Query-layer data consumption governance
The gaps created by security approaches are variously bound to infrastructure which, implemented by IT security teams, is fraught with insider risks. Enterprises, as they “lift and shift” huge numbers of applications to the cloud, are also transporting and recompiling the application code itself. The trouble is that most applications are decoupled from the security infrastructure that protected them in the first place when they are moved, and often left exposed to the dynamics of cloud environments.
Moving to the cloud essentially means turning more and more control over infrastructure to others to achieve cost and flexibility advantages. When this is done, the insider threat grows as unknown people actually manage the infrastructure itself, and infrastructure-bound security products become even less effective. Even cloud security products are often tied to a specific cloud or a particular cloud deployment, which is just another version of the same problem.
To address these challenges, a signature example is to implement security in the workload itself—at the query layer—effectively decoupling security from infrastructure permanently. From this vantage point, it is possible to recognize unusual data consumption and thereby limit data loss when unauthorized access occurs. This can be achieved by programming compliance policy mechanisms into applications when they are built.
Similar to a credit card company blocking an account when spending looks suspicious, a consumption-derived governance model, by virtue of it being very closely tied to the data source, is difficult to flank. Data consumption governance policies, in this case, can be finely tuned according to identity, along with any host of other parameters, to block the flow of data when it exceeds preset thresholds.
Extending consumption governance
The basic question of principle is how to augment identity systems alongside other approaches that assume that someone is not who they say they are. Providing data protection at the query layer, where the flow of data between applications takes place, means everything ‘above it’ by extension assumes less risk.
Query-level observability of data flows, however, remains vulnerable to credentialed network access. For instance, DBA credentials might allow a user to go directly to the database server and gain access to data without being subject to governance.
A way to prevent this is to build at-rest obfuscation of certain sensitive data values into the actual governance model. What this means is that some data is actually disguised, usually replaced with a token inside of the database itself. The same system that provides data consumption governance is the only system that can interpret the token and convert it back into its clear value.

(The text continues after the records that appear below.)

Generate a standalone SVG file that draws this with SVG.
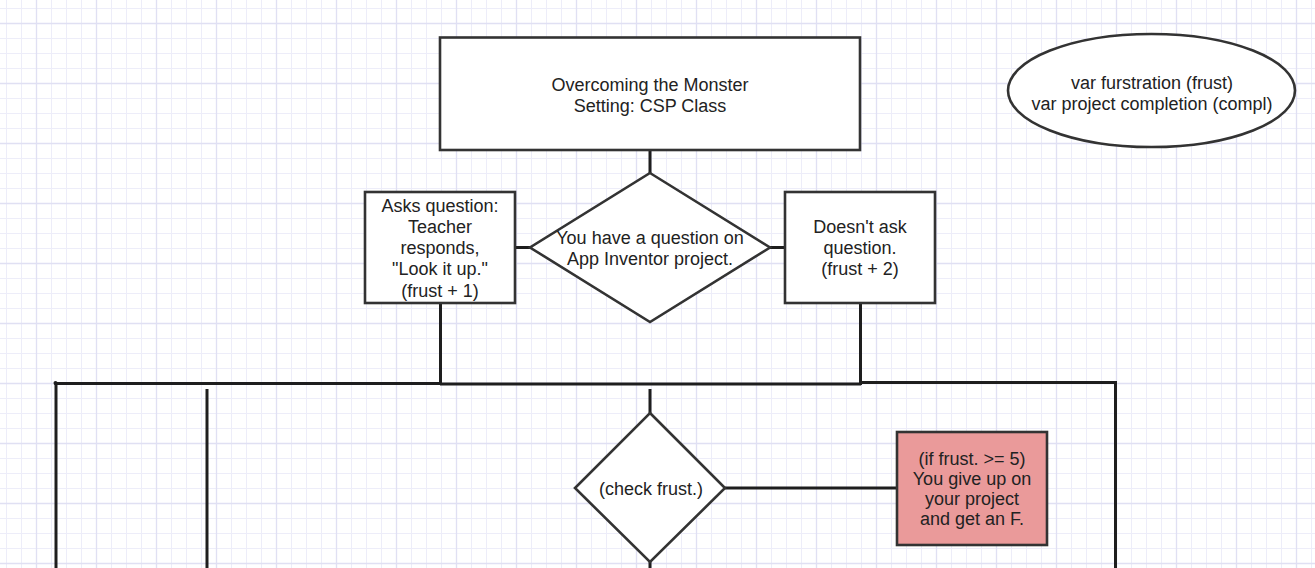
<svg xmlns="http://www.w3.org/2000/svg" width="1315" height="568" viewBox="0 0 1315 568">
<style>
.node{fill:#ffffff;stroke:#333333;stroke-width:2.6}
.pink{fill:#ea9a9a;stroke:#333333;stroke-width:2.6}
.wire{fill:none;stroke:#1e1e1e;stroke-width:3;stroke-linecap:butt}
text{font-family:"Liberation Sans",Arial,sans-serif;font-size:18px;fill:#222222;text-anchor:middle}
.gmin{stroke:#ededf9;stroke-width:1}
.gmaj{stroke:#e0e0f3;stroke-width:1.3}
</style>
<defs>
<pattern id="grid" x="6" y="8" width="60" height="60" patternUnits="userSpaceOnUse">
<rect width="60" height="60" fill="#ffffff"/>
<line class="gmin" x1="0.5" y1="0" x2="0.5" y2="60"/>
<line class="gmin" x1="15.5" y1="0" x2="15.5" y2="60"/>
<line class="gmin" x1="45.5" y1="0" x2="45.5" y2="60"/>
<line class="gmin" x1="0" y1="0.5" x2="60" y2="0.5"/>
<line class="gmin" x1="0" y1="30.5" x2="60" y2="30.5"/>
<line class="gmin" x1="0" y1="45.5" x2="60" y2="45.5"/>
<line class="gmaj" x1="30.5" y1="0" x2="30.5" y2="60"/>
<line class="gmaj" x1="0" y1="15.5" x2="60" y2="15.5"/>
</pattern>
</defs>
<rect width="1315" height="568" fill="url(#grid)"/>

<g id="connectors">
<line class="wire" x1="650" y1="150" x2="650" y2="173"/>
<line class="wire" x1="515" y1="247.5" x2="530" y2="247.5"/>
<line class="wire" x1="770" y1="247.5" x2="785" y2="247.5"/>
<line class="wire" x1="440.5" y1="303" x2="440.5" y2="385"/>
<line class="wire" x1="860.5" y1="303" x2="860.5" y2="385"/>
<line class="wire" x1="54.5" y1="383.5" x2="441" y2="383.5"/>
<line class="wire" x1="440" y1="384" x2="861" y2="384"/>
<line class="wire" x1="859" y1="382.5" x2="1117" y2="382.5"/>
<line class="wire" x1="56" y1="382" x2="56" y2="568"/>
<line class="wire" x1="1115.5" y1="381" x2="1115.5" y2="568"/>
<line class="wire" x1="207" y1="389" x2="207" y2="568"/>
<line class="wire" x1="650" y1="389" x2="650" y2="413"/>
<line class="wire" x1="725" y1="488" x2="897" y2="488"/>
<line class="wire" x1="650" y1="561" x2="650" y2="568"/>
<circle cx="55.5" cy="383" r="2" fill="#1e1e1e"/>
</g>

<g id="title">
<rect class="node" x="440" y="37.5" width="420" height="112.5"/>
<text x="650" y="90.5">Overcoming the Monster</text>
<text x="650" y="111.5">Setting: CSP Class</text>
</g>

<g id="vars">
<ellipse class="node" cx="1151.5" cy="90.5" rx="143.5" ry="56.5"/>
<text x="1152" y="89">var furstration (frust)</text>
<text x="1152" y="109.5">var project completion (compl)</text>
</g>

<g id="question">
<polygon class="node" points="650,173 770,247.5 650,322 530,247.5"/>
<text x="650" y="243.5">You have a question on</text>
<text x="650" y="264.5">App Inventor project.</text>
</g>

<g id="asks">
<rect class="node" x="365" y="192" width="150" height="111"/>
<text x="440" y="211.5">Asks question:</text>
<text x="440" y="232.5">Teacher</text>
<text x="440" y="254">responds,</text>
<text x="440" y="275">"Look it up."</text>
<text x="440" y="296.5">(frust + 1)</text>
</g>

<g id="doesnt">
<rect class="node" x="785" y="192" width="150" height="111"/>
<text x="860" y="233">Doesn't ask</text>
<text x="860" y="254">question.</text>
<text x="860" y="275">(frust + 2)</text>
</g>

<g id="check">
<polygon class="node" points="650,413 725,488 650,562 575,488"/>
<text x="651" y="494.5">(check frust.)</text>
</g>

<g id="giveup">
<rect class="pink" x="897" y="432" width="150" height="113"/>
<text x="972" y="464.5">(if frust. &gt;= 5)</text>
<text x="972" y="484.5">You give up on</text>
<text x="972" y="504.5">your project</text>
<text x="972" y="525">and get an F.</text>
</g>
</svg>
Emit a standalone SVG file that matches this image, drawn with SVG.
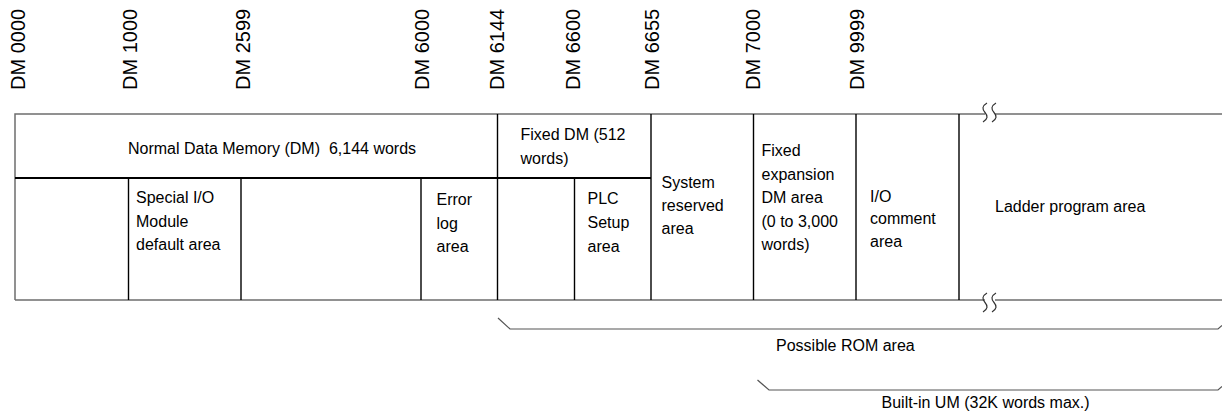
<svg xmlns="http://www.w3.org/2000/svg" width="1222" height="418" viewBox="0 0 1222 418">
<style>
text{font-family:"Liberation Sans",Arial,sans-serif;font-size:16px;fill:#000}
.addr{font-size:20px}
.border{stroke:#6e6e6e;stroke-width:1.5;fill:none}
.div{stroke:#000;stroke-width:1.4;fill:none}
.mid{stroke:#000;stroke-width:2;fill:none}
.brk{stroke:#333;stroke-width:1.2;fill:none}
.brace{stroke:#555;stroke-width:1.2;fill:none}
</style>
<rect width="1222" height="418" fill="#fff"/>
<g id="addresses">
<text class="addr" transform="translate(25,90) rotate(-90)">DM 0000</text>
<text class="addr" transform="translate(136.5,90) rotate(-90)">DM 1000</text>
<text class="addr" transform="translate(250,90) rotate(-90)">DM 2599</text>
<text class="addr" transform="translate(428.5,90) rotate(-90)">DM 6000</text>
<text class="addr" transform="translate(503.5,90) rotate(-90)">DM 6144</text>
<text class="addr" transform="translate(580,90) rotate(-90)">DM 6600</text>
<text class="addr" transform="translate(658.5,90) rotate(-90)">DM 6655</text>
<text class="addr" transform="translate(760,90) rotate(-90)">DM 7000</text>
<text class="addr" transform="translate(863.5,90) rotate(-90)">DM 9999</text>
</g>
<g id="frame">
<path class="border" d="M15,300 V114 H985 M995,114 H1222 M15,300 H985 M995,300 H1222"/>
<path class="brk" d="M987,103 C982,106 982,109 985,112.5 C988,116 988,119 983,122 M996,103 C991,106 991,109 994,112.5 C997,116 997,119 992,122"/>
<path class="brk" d="M987,293 C982,296 982,299 985,302.5 C988,306 988,309 983,312 M996,293 C991,296 991,299 994,302.5 C997,306 997,309 992,312"/>
<path class="mid" d="M15,178 H651"/>
</g>
<g id="normal-dm">
<text x="128" y="154" xml:space="preserve">Normal Data Memory (DM)  6,144 words</text>
</g>
<g id="dm0000">
<path class="div" d="M128.5,178 V300"/>
</g>
<g id="special-io">
<path class="div" d="M241,178 V300"/>
<text x="136"><tspan x="136" y="203">Special I/O</tspan><tspan x="136" y="226.5">Module</tspan><tspan x="136" y="250">default area</tspan></text>
</g>
<g id="dm2599">
<path class="div" d="M421,178 V300"/>
</g>
<g id="error-log">
<path class="div" d="M497.5,114 V300"/>
<text x="436.5"><tspan x="436.5" y="205">Error</tspan><tspan x="436.5" y="229">log</tspan><tspan x="436.5" y="252">area</tspan></text>
</g>
<g id="fixed-dm">
<text x="520.5"><tspan x="520.5" y="140">Fixed DM (512</tspan><tspan x="520.5" y="163.5">words)</tspan></text>
</g>
<g id="dm6144">
<path class="div" d="M574.5,178 V300"/>
</g>
<g id="plc-setup">
<path class="div" d="M651,114 V300"/>
<text x="587.5"><tspan x="587.5" y="203.5">PLC</tspan><tspan x="587.5" y="228">Setup</tspan><tspan x="587.5" y="251.5">area</tspan></text>
</g>
<g id="system-reserved">
<path class="div" d="M753.5,114 V300"/>
<text x="661.5"><tspan x="661.5" y="187.5">System</tspan><tspan x="661.5" y="210.5">reserved</tspan><tspan x="661.5" y="233.5">area</tspan></text>
</g>
<g id="fixed-expansion">
<path class="div" d="M856,114 V300"/>
<text x="761.5"><tspan x="761.5" y="156">Fixed</tspan><tspan x="761.5" y="179.5">expansion</tspan><tspan x="761.5" y="202.5">DM area</tspan><tspan x="761.5" y="226.5">(0 to 3,000</tspan><tspan x="761.5" y="250">words)</tspan></text>
</g>
<g id="io-comment">
<path class="div" d="M959,114 V300"/>
<text x="870"><tspan x="870" y="201.5">I/O</tspan><tspan x="870" y="224">comment</tspan><tspan x="870" y="246.5">area</tspan></text>
</g>
<g id="ladder">
<text x="995" y="212">Ladder program area</text>
</g>
<g id="connectors">
<path class="brace" d="M498,318 L510,329 H1218 L1222,325.5"/>
<path class="brace" d="M757.5,380 L769,390 H1218 L1222,386.5"/>
</g>
<g id="rom-label">
<text x="776" y="351">Possible ROM area</text>
</g>
<g id="um-label">
<text x="881.5" y="408">Built-in UM (32K words max.)</text>
</g>
</svg>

Through this mechanism, any user or application that wants to consume particularly sensitive data must go through a governed pathway to get it. Because of that, consumption is evaluated in each instance. Broadly aligned with the principles of Zero Trust, this addresses even the most privileged access within an organization.
Because the cloud is a force multiplier in terms of growth, migrating applications there can remove barriers among people, partners, and customers while stabilizing operations. But achieving an effective “insider” security posture around data access in the cloud dictates solutions that are cloud-native themselves.
Data consumption governance, implemented at the query level to observe and control consumption of sensitive data, could help organizations to take full advantage of the cloud while reducing the associated risks.